The Society of Collision Repair Specialists (SCRS)
recently e-mailed a survey to 13 insurance companies to gain a
better understanding of those insurers’ policies on aftermarket parts usage.
"This survey project was motivated by input from our
members and the ongoing discussions stemming from aftermarket replacement
parts," said SCRS Executive Director Aaron Schulenburg. "We’re
finding that members in different parts of the country are submitting
conflicting reports about the policies of some major national insurance
companies. In other words, we’re hearing that, in some cases, field-level
practices may vary from official corporate policy on parts use. In some cases,
an insurer may have a policy for use of only certified parts, but when a
certified part is unavailable, the shop is instructed to simply select a
non-certified part by the field adjuster.
"It is also possible that, in those cases, some
shops may assume that a non-certified part is what the carrier wants them to
do, and may not realize that the insurer would prefer an OEM replacement part
if the only available alternative is a non-certified part. Knowing what
specific corporate policies exist provides for a better, more transparent
understanding of the approach taken in settling a vehicle owner’s claim.

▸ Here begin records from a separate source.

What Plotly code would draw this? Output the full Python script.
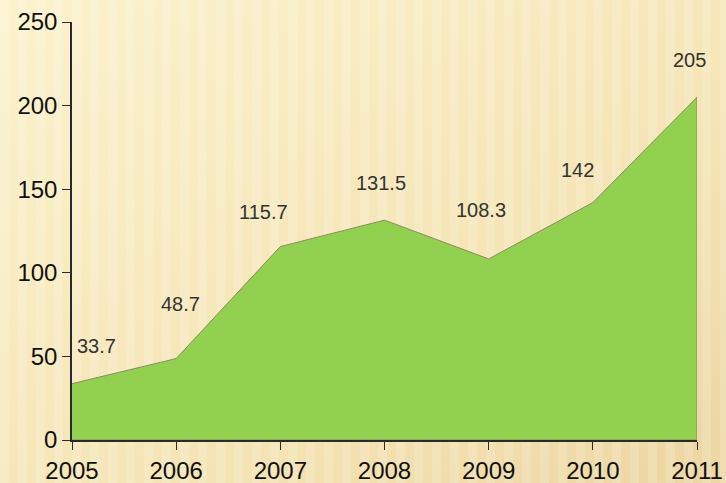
import plotly.graph_objects as go
import base64

years = [2005, 2006, 2007, 2008, 2009, 2010, 2011]
values = [33.7, 48.7, 115.7, 131.5, 108.3, 142, 205]
labels = ["33.7", "48.7", "115.7", "131.5", "108.3", "142", "205"]
label_dx = [24, 4, -17, -4, -8, -15, -8]
label_dy = [38, 55, 35, 37, 49, 33, 37]
y_ticks = [0, 50, 100, 150, 200, 250]

# decorative striped background (PowerPoint-like)
stripes = "".join(
    f'<rect x="{i*18}" y="0" width="9" height="483" fill="#ffffff" opacity="0.16"/>'
    for i in range(45)
)
svg = f'''<svg xmlns="http://www.w3.org/2000/svg" width="726" height="483">
<defs><linearGradient id="g" x1="0" y1="0" x2="1" y2="1">
<stop offset="0" stop-color="#FCF2CD"/><stop offset="0.6" stop-color="#F5E5B6"/>
<stop offset="1" stop-color="#ECD6A2"/></linearGradient></defs>
<rect width="726" height="483" fill="url(#g)"/>{stripes}</svg>'''
bg = "data:image/svg+xml;base64," + base64.b64encode(svg.encode()).decode()

fig = go.Figure()
fig.add_trace(go.Scatter(
    x=years + [years[-1], years[0]],
    y=values + [0, 0],
    fill="toself",
    fillcolor="#92D050",
    line=dict(color="#8A8A62", width=1),
    mode="lines",
    hoverinfo="skip",
))

for x, v, t, dx, dy in zip(years, values, labels, label_dx, label_dy):
    fig.add_annotation(x=x, y=v, text=t, showarrow=False, xshift=dx, yshift=dy,
                       font=dict(size=20, color="#333333", family="Liberation Sans, Arial"))

fig.update_layout(
    width=726, height=483,
    margin=dict(l=72, r=29, t=22, b=43, autoexpand=False),
    paper_bgcolor="#F5E7BA",
    plot_bgcolor="rgba(0,0,0,0)",
    showlegend=False,
    images=[dict(source=bg, xref="paper", yref="paper", x=-72/625, y=1+22/418,
                 sizex=726/625, sizey=483/418, xanchor="left", yanchor="top",
                 sizing="stretch", layer="below")],
    font=dict(family="Liberation Sans, Arial", color="#111111"),
)
fig.update_xaxes(range=[2005, 2011], tickvals=years, ticktext=[str(y) for y in years],
                 showgrid=False, zeroline=False, showline=True, linecolor="#2a2a2a",
                 linewidth=1.5, ticks="outside", ticklen=8, tickcolor="#2a2a2a",
                 tickfont=dict(size=24), automargin=False)
fig.update_yaxes(range=[0, 250], tickvals=y_ticks, showgrid=False, zeroline=False,
                 showline=True, linecolor="#2a2a2a", linewidth=1.5, ticks="outside",
                 ticklen=8, tickcolor="#2a2a2a", tickfont=dict(size=24), automargin=False)

fig.write_html("out.html", config={"displayModeBar": False},
               post_script="document.body.style.margin='0';document.body.style.overflow='hidden';")
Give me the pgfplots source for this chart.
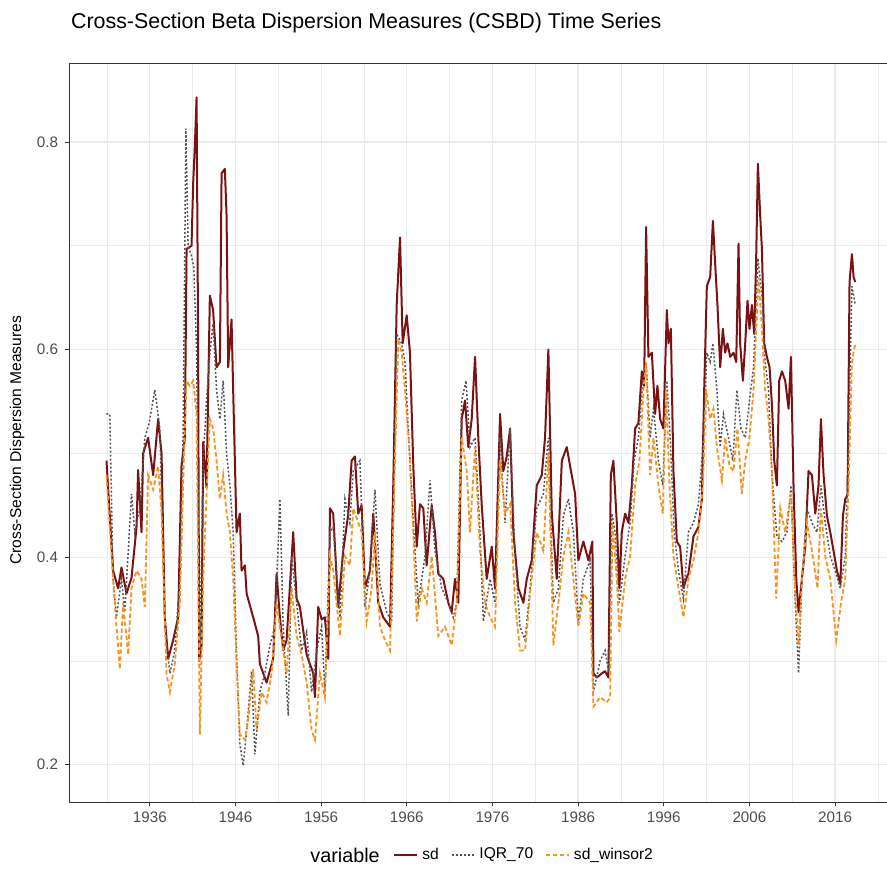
\documentclass[border=0pt]{standalone}
\usepackage{fontspec}
\setmainfont{Liberation Sans}
\usepackage{pgfplots}
\pgfplotsset{compat=1.18}
\usepackage{pgfplotstable}

\definecolor{sdred}{RGB}{122,18,20}
\definecolor{iqrgray}{RGB}{85,85,85}
\definecolor{winorange}{RGB}{247,147,30}
\definecolor{gridgray}{RGB}{235,235,235}
\definecolor{framegray}{RGB}{51,51,51}
\definecolor{ticktext}{RGB}{77,77,77}

% sd
\pgfplotstableread{
year val
1930.94 0.493
1931.71 0.387
1932.30 0.370
1932.69 0.390
1933.28 0.365
1933.86 0.380
1934.45 0.429
1934.63 0.484
1935.03 0.424
1935.22 0.500
1935.80 0.515
1936.39 0.479
1936.97 0.533
1937.37 0.500
1937.75 0.342
1938.14 0.302
1938.72 0.320
1939.31 0.342
1939.70 0.488
1940.09 0.515
1940.29 0.697
1940.87 0.700
1941.06 0.760
1941.26 0.797
1941.46 0.843
1941.64 0.606
1941.76 0.300
1942.04 0.315
1942.23 0.511
1942.62 0.467
1943.01 0.652
1943.39 0.638
1943.79 0.583
1944.18 0.588
1944.38 0.770
1944.76 0.774
1944.96 0.729
1945.15 0.583
1945.54 0.629
1945.73 0.561
1946.13 0.424
1946.51 0.442
1946.71 0.387
1947.10 0.392
1947.30 0.365
1948.07 0.342
1948.65 0.324
1948.85 0.297
1949.63 0.279
1950.40 0.302
1950.80 0.384
1951.19 0.342
1951.57 0.310
1951.97 0.320
1952.74 0.424
1953.14 0.360
1953.52 0.352
1954.31 0.306
1955.08 0.288
1955.28 0.265
1955.66 0.352
1956.06 0.340
1956.44 0.342
1956.83 0.302
1957.03 0.447
1957.41 0.442
1957.99 0.352
1958.58 0.406
1959.17 0.442
1959.56 0.493
1959.95 0.497
1960.33 0.442
1960.73 0.450
1961.12 0.370
1961.70 0.387
1962.09 0.442
1962.67 0.356
1963.25 0.342
1964.04 0.333
1964.42 0.469
1964.82 0.643
1965.21 0.708
1965.52 0.606
1965.99 0.633
1966.37 0.597
1966.76 0.488
1967.16 0.410
1967.54 0.451
1967.93 0.447
1968.32 0.392
1968.91 0.450
1969.29 0.424
1969.68 0.384
1970.26 0.379
1970.85 0.356
1971.24 0.347
1971.63 0.379
1972.02 0.356
1972.41 0.533
1972.80 0.551
1973.18 0.506
1973.58 0.533
1973.97 0.593
1974.35 0.515
1974.75 0.450
1975.33 0.379
1975.92 0.410
1976.30 0.370
1976.89 0.538
1977.27 0.483
1977.67 0.497
1978.06 0.524
1978.44 0.424
1979.03 0.370
1979.61 0.356
1980.01 0.379
1980.59 0.397
1981.17 0.469
1981.76 0.479
1982.14 0.515
1982.53 0.600
1982.93 0.442
1983.51 0.379
1984.10 0.493
1984.68 0.506
1985.06 0.488
1985.65 0.461
1986.03 0.397
1986.62 0.415
1987.20 0.397
1987.67 0.415
1987.79 0.288
1988.18 0.284
1988.77 0.288
1989.15 0.290
1989.54 0.284
1989.82 0.479
1990.12 0.493
1990.52 0.433
1990.82 0.370
1991.10 0.424
1991.49 0.442
1991.88 0.433
1992.27 0.469
1992.66 0.524
1993.04 0.529
1993.44 0.579
1993.71 0.565
1993.94 0.718
1994.21 0.593
1994.61 0.597
1994.99 0.538
1995.26 0.565
1995.58 0.533
1995.96 0.524
1996.36 0.638
1996.55 0.606
1996.83 0.620
1997.13 0.483
1997.53 0.415
1997.91 0.410
1998.30 0.370
1998.62 0.379
1998.88 0.384
1999.47 0.420
2000.05 0.429
2000.45 0.456
2000.72 0.561
2001.03 0.661
2001.42 0.670
2001.74 0.724
2002.00 0.683
2002.27 0.643
2002.59 0.583
2002.90 0.620
2003.17 0.597
2003.44 0.606
2003.76 0.593
2004.14 0.597
2004.46 0.588
2004.73 0.702
2004.92 0.606
2005.24 0.570
2005.51 0.606
2005.78 0.647
2006.01 0.620
2006.29 0.643
2006.56 0.615
2006.79 0.688
2006.99 0.779
2007.26 0.729
2007.46 0.697
2007.73 0.606
2008.04 0.593
2008.35 0.583
2008.63 0.547
2008.90 0.493
2009.21 0.469
2009.48 0.570
2009.80 0.579
2010.18 0.570
2010.57 0.543
2010.85 0.593
2011.15 0.469
2011.47 0.379
2011.74 0.347
2012.13 0.379
2012.52 0.410
2012.90 0.483
2013.30 0.479
2013.69 0.442
2014.07 0.469
2014.35 0.533
2014.66 0.479
2015.05 0.440
2015.44 0.424
2015.82 0.406
2016.22 0.387
2016.61 0.374
2016.92 0.440
2017.19 0.456
2017.46 0.460
2017.69 0.665
2017.97 0.692
2018.16 0.670
2018.36 0.665
}\sddata

% IQR_70
\pgfplotstableread{
year val
1930.94 0.538
1931.33 0.538
1931.71 0.379
1932.11 0.342
1932.69 0.379
1933.08 0.347
1933.86 0.461
1934.25 0.424
1934.83 0.447
1935.42 0.515
1935.92 0.529
1936.58 0.561
1937.17 0.524
1937.75 0.333
1938.34 0.288
1938.92 0.310
1939.50 0.379
1939.89 0.520
1940.21 0.813
1940.47 0.700
1940.87 0.690
1941.14 0.679
1941.46 0.597
1941.84 0.310
1942.23 0.493
1942.62 0.551
1943.01 0.597
1943.39 0.625
1943.79 0.561
1944.18 0.533
1944.56 0.570
1944.96 0.500
1945.35 0.469
1945.73 0.424
1946.13 0.306
1946.51 0.220
1946.90 0.199
1947.30 0.233
1947.88 0.290
1948.27 0.210
1948.85 0.270
1949.43 0.288
1950.02 0.315
1950.60 0.333
1951.19 0.456
1951.57 0.333
1952.16 0.247
1952.55 0.401
1953.14 0.356
1953.72 0.310
1954.31 0.328
1954.89 0.270
1955.47 0.310
1956.06 0.333
1956.44 0.270
1957.03 0.424
1957.41 0.429
1958.20 0.342
1958.78 0.456
1959.36 0.433
1959.75 0.483
1960.53 0.493
1961.12 0.352
1961.70 0.387
1962.28 0.465
1962.87 0.374
1963.65 0.347
1964.24 0.338
1964.82 0.615
1965.40 0.606
1965.79 0.588
1966.17 0.524
1966.76 0.433
1967.34 0.356
1968.13 0.401
1968.71 0.474
1969.29 0.406
1970.08 0.370
1970.85 0.356
1971.43 0.342
1971.83 0.356
1972.41 0.551
1972.92 0.570
1973.38 0.506
1973.97 0.515
1974.55 0.424
1974.94 0.338
1975.72 0.379
1976.30 0.356
1976.89 0.515
1977.47 0.433
1978.06 0.524
1978.64 0.401
1979.22 0.333
1979.81 0.320
1980.39 0.370
1981.17 0.447
1981.95 0.461
1982.53 0.515
1983.11 0.356
1983.70 0.370
1984.28 0.440
1984.87 0.456
1985.45 0.424
1986.03 0.338
1986.62 0.379
1987.40 0.397
1987.79 0.270
1988.57 0.300
1989.15 0.310
1989.54 0.290
1989.94 0.442
1990.32 0.424
1990.82 0.356
1991.49 0.401
1992.07 0.433
1992.54 0.493
1993.04 0.515
1993.56 0.570
1993.94 0.588
1994.41 0.515
1994.80 0.543
1995.38 0.493
1995.89 0.469
1996.36 0.570
1996.75 0.515
1997.21 0.424
1997.72 0.387
1998.30 0.360
1998.88 0.424
1999.47 0.433
2000.05 0.451
2000.64 0.515
2001.03 0.597
2001.42 0.588
2001.74 0.606
2002.20 0.561
2002.59 0.506
2002.97 0.538
2003.56 0.515
2004.07 0.493
2004.54 0.561
2005.01 0.524
2005.51 0.515
2006.01 0.551
2006.48 0.583
2006.99 0.688
2007.46 0.652
2007.84 0.588
2008.23 0.561
2008.63 0.479
2009.21 0.420
2009.80 0.415
2010.38 0.424
2010.85 0.469
2011.35 0.356
2011.74 0.288
2012.13 0.379
2012.72 0.447
2013.30 0.433
2013.89 0.424
2014.35 0.469
2014.85 0.433
2015.44 0.401
2016.02 0.387
2016.61 0.370
2017.19 0.401
2017.58 0.515
2017.97 0.661
2018.36 0.643
}\iqrdata

% sd_winsor2
\pgfplotstableread{
year val
1930.94 0.479
1931.71 0.379
1932.11 0.333
1932.50 0.292
1932.88 0.356
1933.47 0.306
1933.86 0.370
1934.45 0.387
1935.03 0.379
1935.42 0.352
1935.80 0.479
1936.39 0.465
1936.97 0.488
1937.37 0.442
1937.95 0.288
1938.34 0.270
1938.92 0.297
1939.50 0.356
1939.97 0.493
1940.29 0.570
1940.67 0.565
1941.06 0.570
1941.46 0.538
1941.84 0.229
1942.23 0.379
1942.62 0.461
1943.01 0.533
1943.39 0.524
1943.79 0.493
1944.18 0.456
1944.56 0.479
1944.96 0.442
1945.35 0.424
1945.73 0.379
1946.13 0.297
1946.51 0.229
1947.10 0.224
1947.48 0.243
1948.07 0.292
1948.46 0.233
1949.05 0.270
1949.63 0.260
1950.22 0.288
1950.80 0.356
1951.39 0.320
1951.97 0.288
1952.55 0.370
1953.14 0.324
1953.72 0.306
1954.31 0.279
1954.89 0.233
1955.28 0.224
1955.86 0.288
1956.44 0.265
1957.03 0.401
1957.41 0.387
1958.20 0.324
1958.78 0.401
1959.36 0.392
1959.75 0.447
1960.33 0.433
1960.73 0.424
1961.31 0.338
1961.90 0.370
1962.28 0.424
1962.87 0.333
1963.45 0.320
1964.04 0.310
1964.62 0.493
1965.01 0.610
1965.40 0.597
1965.79 0.561
1966.29 0.506
1966.76 0.424
1967.16 0.338
1967.74 0.370
1968.32 0.356
1968.91 0.401
1969.68 0.324
1970.46 0.333
1971.24 0.315
1971.83 0.356
1972.41 0.515
1973.00 0.483
1973.38 0.424
1973.97 0.506
1974.55 0.406
1975.14 0.356
1975.72 0.342
1976.30 0.333
1976.89 0.493
1977.47 0.442
1978.06 0.451
1978.64 0.356
1979.22 0.310
1979.81 0.310
1980.39 0.365
1981.17 0.424
1981.95 0.406
1982.53 0.500
1983.11 0.315
1983.70 0.356
1984.28 0.401
1984.87 0.424
1985.45 0.379
1986.03 0.333
1986.62 0.365
1987.40 0.356
1987.79 0.256
1988.57 0.265
1989.35 0.260
1989.74 0.265
1990.01 0.433
1990.52 0.379
1990.82 0.328
1991.49 0.379
1992.07 0.401
1992.66 0.469
1993.16 0.493
1993.63 0.561
1993.94 0.588
1994.41 0.479
1994.80 0.515
1995.38 0.469
1995.89 0.442
1996.28 0.561
1996.67 0.469
1997.13 0.401
1997.72 0.370
1998.30 0.342
1998.88 0.379
1999.47 0.397
2000.05 0.424
2000.57 0.469
2000.95 0.561
2001.42 0.533
2001.80 0.543
2002.20 0.506
2002.79 0.474
2003.17 0.515
2003.67 0.488
2004.14 0.483
2004.61 0.524
2005.12 0.461
2005.51 0.493
2006.01 0.515
2006.48 0.561
2007.06 0.670
2007.46 0.620
2007.84 0.561
2008.23 0.533
2008.63 0.483
2009.13 0.360
2009.60 0.447
2010.18 0.424
2010.85 0.461
2011.35 0.365
2011.74 0.315
2012.13 0.379
2012.72 0.433
2013.30 0.406
2013.95 0.370
2014.35 0.447
2014.85 0.401
2015.44 0.379
2016.14 0.320
2016.69 0.356
2017.19 0.379
2017.58 0.469
2017.97 0.588
2018.36 0.606
}\wsdata

\begin{document}
\begin{tikzpicture}
\begin{axis}[
    scale only axis,
    width=411.55pt, height=369pt,
    xmin=1926.6, xmax=2022.7,
    ymin=0.164, ymax=0.8752,
    xtick={1936,1946,...,2016},
    ytick={0.2,0.4,0.6,0.8},
    minor xtick={1931,1941,...,2021},
    minor ytick={0.3,0.5,0.7},
    grid=both,
    major grid style={gridgray, line width=0.6pt},
    minor grid style={gridgray, line width=0.3pt},
    tick align=outside,
    major tick length=2.2pt,
    minor tick length=0pt,
    xtick pos=bottom, ytick pos=left,
    tick style={framegray, line width=0.5pt},
    axis line style={framegray, line width=0.5pt},
    /pgf/number format/assume math mode=true,
    ticklabel style={font=\fontsize{7.6}{8}\selectfont, text=ticktext},
    xticklabel style={/pgf/number format/1000 sep={}, anchor=north, inner sep=0pt, yshift=-2.4pt},
    yticklabel style={/pgf/number format/fixed, /pgf/number format/precision=1, anchor=east, inner sep=0pt, xshift=-3.2pt},
    legend columns=-1,
    legend style={at={(rel axis cs:0.3933,-0.0718)}, anchor=west, draw=none, fill=none,
        inner sep=0pt, font=\fontsize{7.8}{9}\selectfont,
        /tikz/every even column/.append style={column sep=4pt}},
    legend image code/.code={\draw[#1] (0pt,0pt) -- (11.5pt,0pt);},
    clip=false,
]
\addplot[sdred, line width=1pt, line join=round] table[x=year, y=val] {\sddata};
\addplot[iqrgray, line width=0.75pt, dash pattern=on 1pt off 1pt] table[x=year, y=val] {\iqrdata};
\addplot[winorange, line width=0.9pt, dash pattern=on 2.2pt off 1.3pt] table[x=year, y=val] {\wsdata};
\legend{sd, IQR\_70, sd\_winsor2}

\node[anchor=west, inner sep=0pt, font=\fontsize{10.7}{12}\selectfont] at (rel axis cs:0.0017,1.0555)
    {Cross-Section Beta Dispersion Measures (CSBD) Time Series};
\node[rotate=90, inner sep=0pt, font=\fontsize{7.8}{9}\selectfont] at (rel axis cs:-0.0635,0.49)
    {Cross-Section Dispersion Measures};
\node[inner sep=0pt, font=\fontsize{9.9}{11}\selectfont] at (rel axis cs:0.335,-0.0718) {variable};
\coordinate (bl) at (rel axis cs:-0.0842,-0.1057);
\coordinate (tr) at (rel axis cs:0.9934,1.0867);
\end{axis}
\pgfresetboundingbox
\path (bl) rectangle (tr);
\end{tikzpicture}
\end{document}
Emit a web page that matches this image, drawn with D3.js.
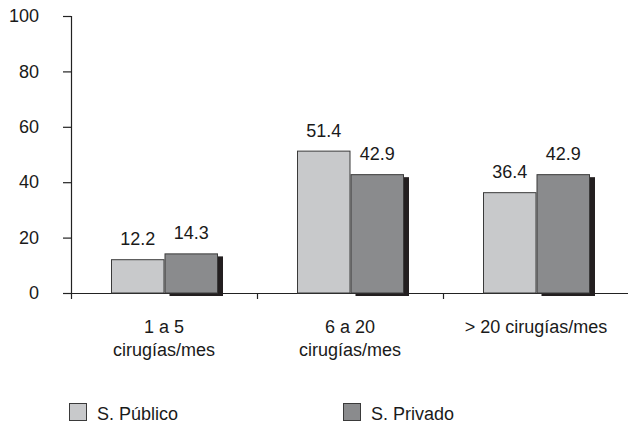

"We plan to release the results of this research
once we’ve had an opportunity to collect, review and prepare the information
Some of the questions on the survey include:
Is this [written policy regarding the use of aftermarket
replacement parts] specified in your readable auto insurance policy language
provided to your insured?
Do you specify only aftermarket parts which are certified
by a specific agency, company or brand? (Choices include CAPA, NSF, Diamond
Standard, "we do not require any certification" and
If a part is determined to have a defect, and a recall is
warranted, how does your company address this issue with customers that you
have specified the use of the part for?
SCRS requested that the surveys be returned no later than
Friday, Aug. 19, 2011. The insurers that were sent the survey were Allstate, American Family, Farmers, GEICO, Liberty Mutual, Mercury Insurance, Met Life Auto and Home, Nationwide, Progressive, State Farm, The Hartford, Travelers and USAA.